Method 2: Inverse Probability Weighting (IPW)
IPW takes a fundamentally different approach from regression adjustment. Instead of modeling the outcome, it models the treatment assignment mechanism. The central concept is the propensity score, $e(X) = P(T = 1 \mid X)$ — the probability that a unit receives treatment given its observed covariates. A person with a propensity score of 0.8 has an 80% chance of being treated based on their characteristics; a person with a score of 0.2 has only a 20% chance.
The key intuition behind inverse weighting is that units who are unlikely to receive the treatment they actually received carry more information about the causal effect. Consider a treated individual with a low propensity score (say 0.1) — this person was unlikely to be treated, yet was treated. Their outcome is especially informative because they are “similar” to the control group in all observable respects. IPW upweights such surprising cases by assigning them a weight of $1/e(X) = 10$, while a treated person with $e(X) = 0.9$ receives a weight of only $1/0.9 \approx 1.1$. This reweighting creates a “pseudo-population” in which treatment assignment is independent of the observed confounders, mimicking what a randomized experiment would look like.
A critical contrast with regression adjustment: IPW makes no assumptions about how covariates relate to the outcome — it only requires that the propensity score model is correctly specified. However, IPW has a key vulnerability: when propensity scores are extreme (near 0 or 1), the inverse weights become very large, producing unstable estimates with high variance. This is why practitioners often use weight trimming or stabilized weights in practice.
The IPW estimator is:
$$\hat{\tau}_{IPW} = \frac{1}{n} \sum_{i=1}^{n} \left[ \frac{T_i Y_i}{\hat{e}(X_i)} - \frac{(1 - T_i) Y_i}{1 - \hat{e}(X_i)} \right]$$
where $\hat{e}(X_i)$ is the estimated propensity score for individual $i$.
estimate_ipw = model.estimate_effect(
identified_estimand,
method_name="backdoor.propensity_score_weighting",
method_params={"weighting_scheme": "ips_weight"},
)
print(f"Estimated ATE (IPW): ${estimate_ipw.value:,.2f}")
Estimated ATE (IPW): $1,559.41
The IPW estimate of \$1,559 is the lowest among all methods. IPW is sensitive to extreme propensity scores — when some individuals have very high or very low probabilities of treatment, their weights become large and can dominate the estimate. In this dataset, the estimated propensity scores are reasonably well-behaved (the NSW was a randomized experiment), so the IPW estimate remains in the plausible range. The difference from the regression adjustment (\$1,676 vs \$1,559) reflects the fact that IPW makes no assumptions about the outcome model, relying entirely on correct specification of the propensity score model.

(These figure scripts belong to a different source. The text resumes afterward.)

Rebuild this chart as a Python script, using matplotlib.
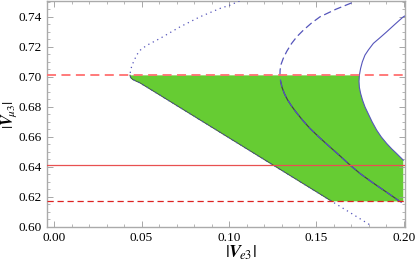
import matplotlib
matplotlib.use("Agg")
import matplotlib.pyplot as plt
from matplotlib.ticker import MultipleLocator

plt.rcParams['font.family'] = ['Liberation Serif', 'DejaVu Serif']
plt.rcParams['mathtext.fontset'] = 'stix'

# dotted curve, read from top end round the tip to bottom end
dot_x = [0.1060, 0.1006, 0.0949, 0.0834, 0.0720, 0.0606, 0.0530, 0.0495, 0.0475, 0.0458,
         0.0445, 0.0437, 0.0434, 0.0438, 0.0450, 0.0468, 0.0491, 0.0600, 0.0750, 0.0900,
         0.1050, 0.1200, 0.1350, 0.1500, 0.1587, 0.1700, 0.1815]
dot_y = [0.7505, 0.7478, 0.7456, 0.7400, 0.7333, 0.7256, 0.7210, 0.7180, 0.7150, 0.7110,
         0.7075, 0.7040, 0.7011, 0.6995, 0.6982, 0.6972, 0.6960, 0.6882, 0.6774, 0.6666,
         0.6558, 0.6450, 0.6342, 0.6234, 0.6171, 0.6090, 0.6007]

# dashed curve
dash_x = [0.1701, 0.1610, 0.1520, 0.1470, 0.1425, 0.1388, 0.1358, 0.1330, 0.1310, 0.1298,
          0.1292, 0.1291, 0.1295, 0.1303, 0.1316, 0.1333, 0.1355, 0.1380, 0.1420, 0.1463,
          0.1515, 0.1570, 0.1630, 0.1691, 0.1750, 0.1815, 0.1890, 0.1967, 0.2000]
dash_y = [0.7493, 0.7450, 0.7400, 0.7357, 0.7311, 0.7268, 0.7223, 0.7170, 0.7123, 0.7085,
          0.7045, 0.7011, 0.6970, 0.6930, 0.6890, 0.6850, 0.6810, 0.6770, 0.6712, 0.6656,
          0.6598, 0.6540, 0.6478, 0.6413, 0.6355, 0.6300, 0.6240, 0.6178, 0.6152]

# solid curve
sol_x = [0.2006, 0.1996, 0.1948, 0.1901, 0.1862, 0.1825, 0.1797, 0.1777, 0.1762, 0.1752,
         0.1745, 0.1743, 0.1745, 0.1752, 0.1763, 0.1777, 0.1795, 0.1818, 0.1844, 0.1870,
         0.1901, 0.1930, 0.1958, 0.1996]
sol_y = [0.7406, 0.7400, 0.7350, 0.7300, 0.7260, 0.7223, 0.7180, 0.7145, 0.7100, 0.7056,
         0.7011, 0.6970, 0.6930, 0.6890, 0.6845, 0.6800, 0.6756, 0.6700, 0.6645, 0.6600,
         0.6556, 0.6520, 0.6489, 0.6445]

y_upper = 0.701
y_lower = 0.617
y_mid = 0.641

fig = plt.figure(figsize=(4.15, 2.63), dpi=100)
ax = fig.add_axes([0.1133, 0.137, 0.8627, 0.859])

# green allowed region
reg_x = [0.0434, 0.1745]
reg_y = [y_upper, y_upper]
for xx, yy in zip(sol_x, sol_y):
    if yy < y_upper:
        reg_x.append(xx); reg_y.append(yy)
reg_x += [0.1996, 0.1996]
reg_y += [0.6445, y_lower]
lower = [(xx, yy) for xx, yy in zip(dot_x[12:], dot_y[12:]) if yy >= y_lower]
for xx, yy in reversed(lower):
    reg_x.append(xx); reg_y.append(yy)
ax.fill(reg_x, reg_y, color='#66cc33', lw=0, zorder=1)

# boundary of green along dotted branch
ax.plot([p[0] for p in lower], [p[1] for p in lower], color='#3a5a3a', lw=0.7, zorder=2)
# dashed branch inside green region looks dark
inside = [(xx, yy) for xx, yy in zip(dash_x, dash_y) if y_lower <= yy <= y_upper]
ax.plot([p[0] for p in inside], [p[1] for p in inside], color='#404848', lw=0.9, zorder=3)

ax.plot(dot_x, dot_y, color='#5555bb', lw=0.9, ls=(0, (1, 3)), zorder=4)
ax.plot(dash_x, dash_y, color='#5555bb', lw=0.9, ls=(0, (6, 3)), zorder=4)
ax.plot(sol_x, sol_y, color='#5555bb', lw=0.8, zorder=4)

ax.axhline(y_upper, color='#ff7070', lw=1.3, ls=(0, (5, 3)), zorder=5)
ax.axhline(y_mid, color='#e85050', lw=0.9, zorder=5)
ax.axhline(y_lower, color='#dd2222', lw=0.9, ls=(0, (5, 3)), zorder=5)

ax.set_xlim(-0.004, 0.2006)
ax.set_ylim(0.60, 0.7505)
ax.xaxis.set_major_locator(MultipleLocator(0.05))
ax.xaxis.set_minor_locator(MultipleLocator(0.01))
ax.yaxis.set_major_locator(MultipleLocator(0.02))
ax.yaxis.set_minor_locator(MultipleLocator(0.005))
ax.xaxis.set_major_formatter(lambda v, p: f"{v:.2f}")
ax.yaxis.set_major_formatter(lambda v, p: f"{v:.2f}")
ax.tick_params(which='both', direction='in', top=True, right=True, color='#999999',
               labelsize=9.5, labelcolor='black')
ax.tick_params(which='major', length=4, width=0.6)
ax.tick_params(which='minor', length=2, width=0.5)
for s in ax.spines.values():
    s.set_color('#aaaaaa')
    s.set_linewidth(1.0)

ax.set_xlabel(r'$|\boldsymbol{V}_{\!e3}|$', fontsize=13)
ax.set_ylabel(r'$|\boldsymbol{V}_{\!\mu3}|$', fontsize=11.5)
ax.xaxis.set_label_coords(0.54, -0.075)
ax.yaxis.set_label_coords(-0.076, 0.5)

fig.savefig('out.png', dpi=100)
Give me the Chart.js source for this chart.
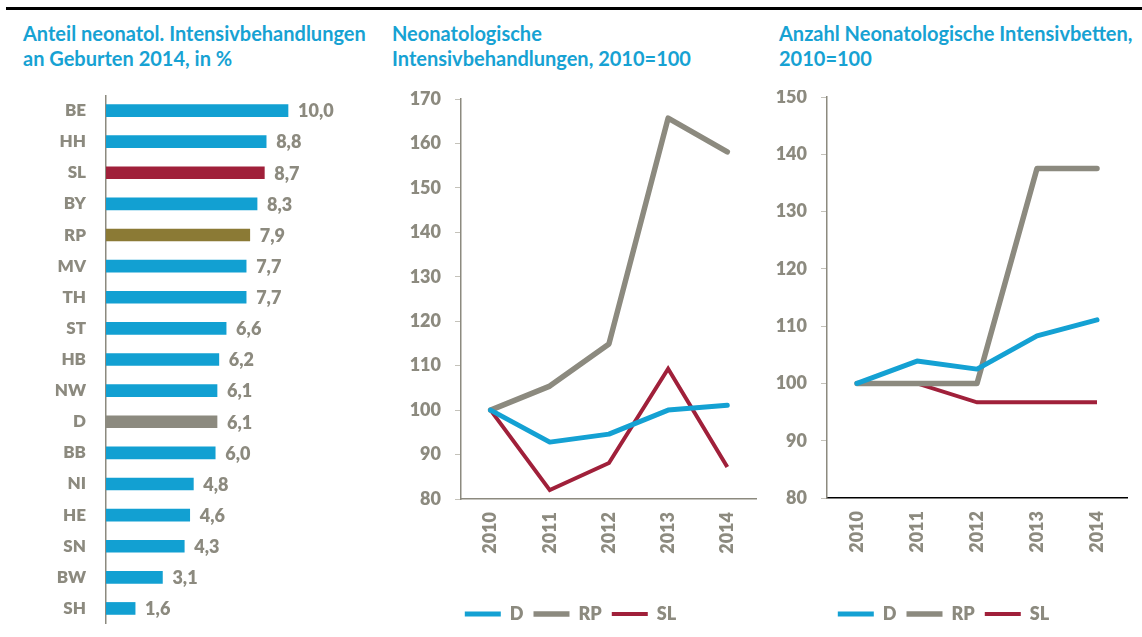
<!DOCTYPE html>
<html>
<head>
<meta charset="utf-8">
<script src="https://cdn.jsdelivr.net/npm/chart.js@4.4.1/dist/chart.umd.min.js"></script>
<style>
  body { margin: 0; width: 1142px; height: 637px; background: #fff; position: relative; overflow: hidden; font-family: Lato, "Open Sans", sans-serif; }
  .rule { position: absolute; left: 6px; top: 7px; width: 1136px; height: 3px; background: #000; }
  .title { position: absolute; color: #17a2d3; font-weight: bold; font-size: 20px; line-height: 25px; white-space: nowrap; }
  canvas { position: absolute; }
</style>
</head>
<body>
<div class="rule"></div>
<div class="title" style="left:23px; top:21px;">Anteil neonatol. Intensivbehandlungen<br>an Geburten 2014, in %</div>
<div class="title" style="left:392px; top:21px;">Neonatologische<br>Intensivbehandlungen, 2010=100</div>
<div class="title" style="left:779px; top:21px;">Anzahl Neonatologische Intensivbetten,<br>2010=100</div>

<canvas id="barChart" width="379" height="529" style="left:0; top:95px;"></canvas>
<canvas id="lineA" width="382" height="543" style="left:380px; top:90px;"></canvas>
<canvas id="lineB" width="382" height="543" style="left:760px; top:90px;"></canvas>

<script>
const grey = "#8c8a7f";
const blue = "#14a1d3";
const red = "#a0203a";
const olive = "#8b7a35";

// left panel
const states = ["BE", "HH", "SL", "BY", "RP", "MV", "TH", "ST", "HB", "NW", "D", "BB", "NI", "HE", "SN", "BW", "SH"];
const shares = [10.0, 8.8, 8.7, 8.3, 7.9, 7.7, 7.7, 6.6, 6.2, 6.1, 6.1, 6.0, 4.8, 4.6, 4.3, 3.1, 1.6];

// line panels
const years = ["2010", "2011", "2012", "2013", "2014"];
const treatD = [100, 92.8, 94.6, 100, 101.1];
const treatRP = [100, 105.4, 114.9, 165.7, 158.1];
const treatSL = [100, 82.0, 88.1, 109.3, 87.2];
const bedsD = [100, 103.9, 102.5, 108.3, 111.1];
const bedsRP = [100, 100, 100, 137.5, 137.5];
const bedsSL = [100, 100, 96.7, 96.7, 96.7];

Chart.defaults.font.family = "Lato, 'Open Sans', sans-serif";
Chart.defaults.font.weight = 800;
Chart.defaults.font.size = 18;
Chart.defaults.color = grey;

const barColors = states.map(s => s === "SL" ? red : s === "RP" ? olive : s === "D" ? grey : "#12a0d2");

const valueLabels = {
  id: "valueLabels",
  afterDatasetsDraw(chart) {
    const ctx = chart.ctx;
    const meta = chart.getDatasetMeta(0);
    ctx.save();
    ctx.font = "800 18px Lato, 'Open Sans', sans-serif";
    ctx.fillStyle = grey;
    ctx.textAlign = "left";
    ctx.textBaseline = "middle";
    meta.data.forEach((bar, i) => {
      const txt = shares[i].toFixed(1).replace(".", ",");
      ctx.fillText(txt, bar.x + 10, bar.y + 1);
    });
    ctx.restore();
  }
};

new Chart(document.getElementById("barChart"), {
  type: "bar",
  data: {
    labels: states,
    datasets: [{ data: shares, backgroundColor: barColors, barThickness: 12 }]
  },
  options: {
    indexAxis: "y",
    responsive: false,
    devicePixelRatio: 1,
    animation: false,
    layout: { padding: 0 },
    plugins: { legend: { display: false }, tooltip: { enabled: false } },
    scales: {
      x: { display: false, min: 0, max: 15 },
      y: {
        afterFit: s => { s.width = 106; s.paddingTop = 0; s.paddingBottom = 0; },
        grid: { display: false, drawTicks: false },
        border: { display: true, color: grey, width: 1.5 },
        ticks: { padding: 20, font: { size: 17, weight: 800 } }
      }
    }
  },
  plugins: [valueLabels]
});

function lineChart(id, d, rp, sl, yMin, yMax, axisW, padTop, padRight, xAxisH, xAxisColor) {
  return new Chart(document.getElementById(id), {
    type: "line",
    data: {
      labels: years,
      datasets: [
        { label: "D", data: d, borderColor: blue, backgroundColor: blue, borderWidth: 5, pointRadius: 0, borderCapStyle: "round", borderJoinStyle: "round" },
        { label: "RP", data: rp, borderColor: grey, backgroundColor: grey, borderWidth: 5.5, pointRadius: 0, borderCapStyle: "round", borderJoinStyle: "round" },
        { label: "SL", data: sl, borderColor: red, backgroundColor: red, borderWidth: 4, pointRadius: 0, borderCapStyle: "butt", borderJoinStyle: "miter" }
      ]
    },
    options: {
      responsive: false,
      devicePixelRatio: 1,
      animation: false,
      layout: { padding: { top: padTop, right: padRight, left: 0, bottom: 0 } },
      plugins: {
        tooltip: { enabled: false },
        legend: {
          position: "bottom",
          labels: {
            usePointStyle: true,
            pointStyle: "line",
            pointStyleWidth: 36,
            padding: 10,
            color: grey,
            font: { size: 18, weight: 800 }
          }
        }
      },
      scales: {
        x: {
          offset: true,
          afterFit: s => { s.height = xAxisH; },
          grid: { display: false, drawTicks: false },
          border: { display: true, color: xAxisColor, width: 1.5 },
          ticks: { minRotation: 90, maxRotation: 90, padding: 13, font: { size: 18, weight: 800 } }
        },
        y: {
          min: yMin,
          max: yMax,
          afterFit: s => { s.width = axisW; s.paddingTop = 0; s.paddingBottom = 0; },
          grid: { drawOnChartArea: false, drawTicks: true, tickLength: 6, color: "#c4c2ba" },
          border: { display: true, color: grey, width: 1.5 },
          ticks: { stepSize: 10, padding: 14, font: { size: 18, weight: 800 } }
        }
      }
    }
  });
}

lineChart("lineA", treatD, treatRP, treatSL, 80, 170, 81, 9, 1, 96, grey);
lineChart("lineB", bedsD, bedsRP, bedsSL, 80, 150, 67, 7, 15, 97, "#000");
</script>
</body>
</html>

Method 3: Doubly Robust (AIPW)
The doubly robust estimator — also called Augmented Inverse Probability Weighting (AIPW) — combines both regression adjustment and IPW into a single estimator. The key advantage is that the estimate is consistent if either the outcome model or the propensity score model is correctly specified (hence “doubly robust”). This provides an important safeguard against model misspecification.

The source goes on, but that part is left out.